The short version of the recipe:

  • The model's output head predicts the clean image x0 (in patch space, [-1,1]).
  • Build the noised input as z_t = (1 - σ)·x0 + σ·(8.0·ε) and feed the model timestep 1 - σ.
  • Loss is just MSE(x_pred, x0) on the image-token positions.
  • LoRA attaches via plain PEFT to the language-model decoder linears, because the backbone is a stock HF Qwen3-VL.

Prior art (what existed before this)

To set expectations honestly: I'm not claiming "world's first LoRA file for O1."

  • Kijai published a ComfyUI workflow for HiDream-O1 that includes a distill LoRA — it extracts the Dev-2604 model's behavior as a LoRA applied to the Base model. That's a model-compression technique, not a visual-style LoRA trained on external images.
  • Ostris (author of AI Toolkit) has run initial LoRA training tests on HiDream-O1 and ai-toolkit lists O1 as a supported model. No resulting LoRA has been publicly released as of this writing.
  • TechnoEdge (Japanese tech media) reported using a face LoRA with HiDream-O1 Dev, though it's unclear whether that LoRA was purpose-trained for O1 or adapted from elsewhere.

What I didn't find: a publicly released, general-purpose anime / semi-real visual-enhancement LoRA trained specifically for HiDream-O1-Image. If you know of one, I'd genuinely love to see it — the more the merrier. But as of publication, this appears to be one of the first, and the first with before/after documentation and a full open training recipe.

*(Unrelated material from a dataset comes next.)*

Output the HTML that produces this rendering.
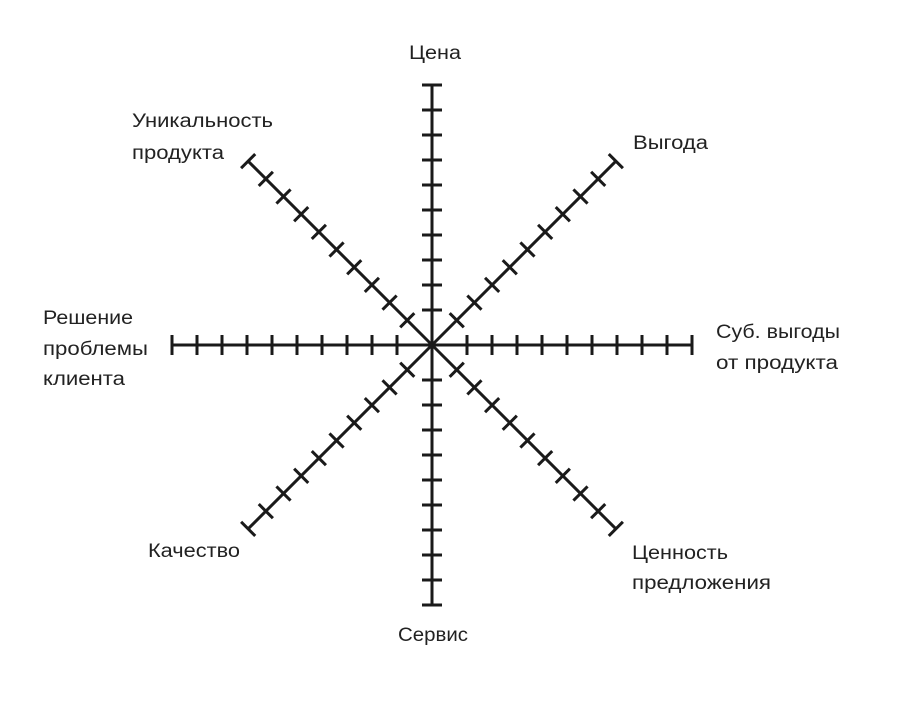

Why no trainer exists: the architecture

Most LoRA trainers assume the SDXL/Flux shape: a UNet/DiT denoiser + a VAE + one or two text encoders, all separate modules wired together by diffusers. You patch LoRA into the UNet/DiT attention, freeze the rest, and the trainer knows how to encode images to latents and text to embeddings.

HiDream-O1-Image is a Pixel-level Unified Transformer (UiT). From its own description:

a natively unified image generative foundation model built on a Pixel-level Unified Transformer without external VAEs or disjoint text encoders, which natively encodes raw pixels, text, and task-specific conditions in a single shared token space.

Concretely (reading models/qwen3_vl_transformers.py):

  • The backbone is a Qwen3VLForConditionalGeneration — a stock Hugging Face Qwen3-VL multimodal transformer.
  • There is no VAE. Images are patchified directly: PATCH_SIZE = 32, so an H×W image becomes (H/32)·(W/32) tokens, each a 3·32·32 = 3072-dim vector of raw pixels.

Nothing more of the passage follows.